L’ombre de l’aile sécuritaire
Celui qui se dit victime d’un lavage de cerveau par le parti islamiste, explique que l’attentat de Bab Souika, tout comme les attaques au vitriol à l’époque, « visaient le régime de manière symbolique. Afin que l’aile sécuritaire armée puisse, par la suite, « en récolter les fruits ». Selon ses dires, l’aile sécuritaire était dirigée par des leaders connus d’Ennahdha, parmi lesquels Sadok Chourou.
Toujours selon la même source, après l’attentat de Bab Souika s’en est suivi un plan plus dangereux.
« Ce plan consistait à collecter des armes et à entraîner des groupuscules. Afin de cibler des établissements, notamment gouvernementaux et éducatifs ».

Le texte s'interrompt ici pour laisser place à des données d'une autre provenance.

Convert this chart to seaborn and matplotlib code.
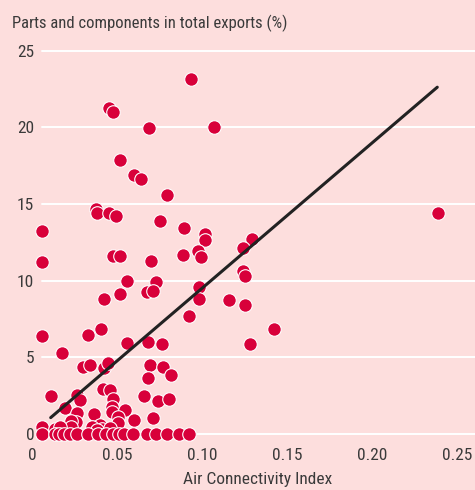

Et de conclure: « Si on ignore qui au juste dirige cette aile sécuritaire; il faut savoir que le Mouvement se compose de structures dites ordinaires. Mais aussi d’autres structures spéciales, qui opéraient seules. Et qui étaient sous les ordres principalement du sommet de la hiérarchie ».
« Une deuxième famille »
Enfin, voulant justifier les raisons l’ayant poussé à se jeter dans les bras d’Ennahdha, il explique naïvement. « Alors que, dans notre maison, nous étions habitués aux soirées alcoolisées et au folklore musical tunisien (mezoued NDLR), je me suis retrouvé dans une autre dimension en me réfugiant dans la mosquée. Et c’est là que j’ai découvert ma deuxième famille ».
Entre les deux versions, l’Histoire tranchera.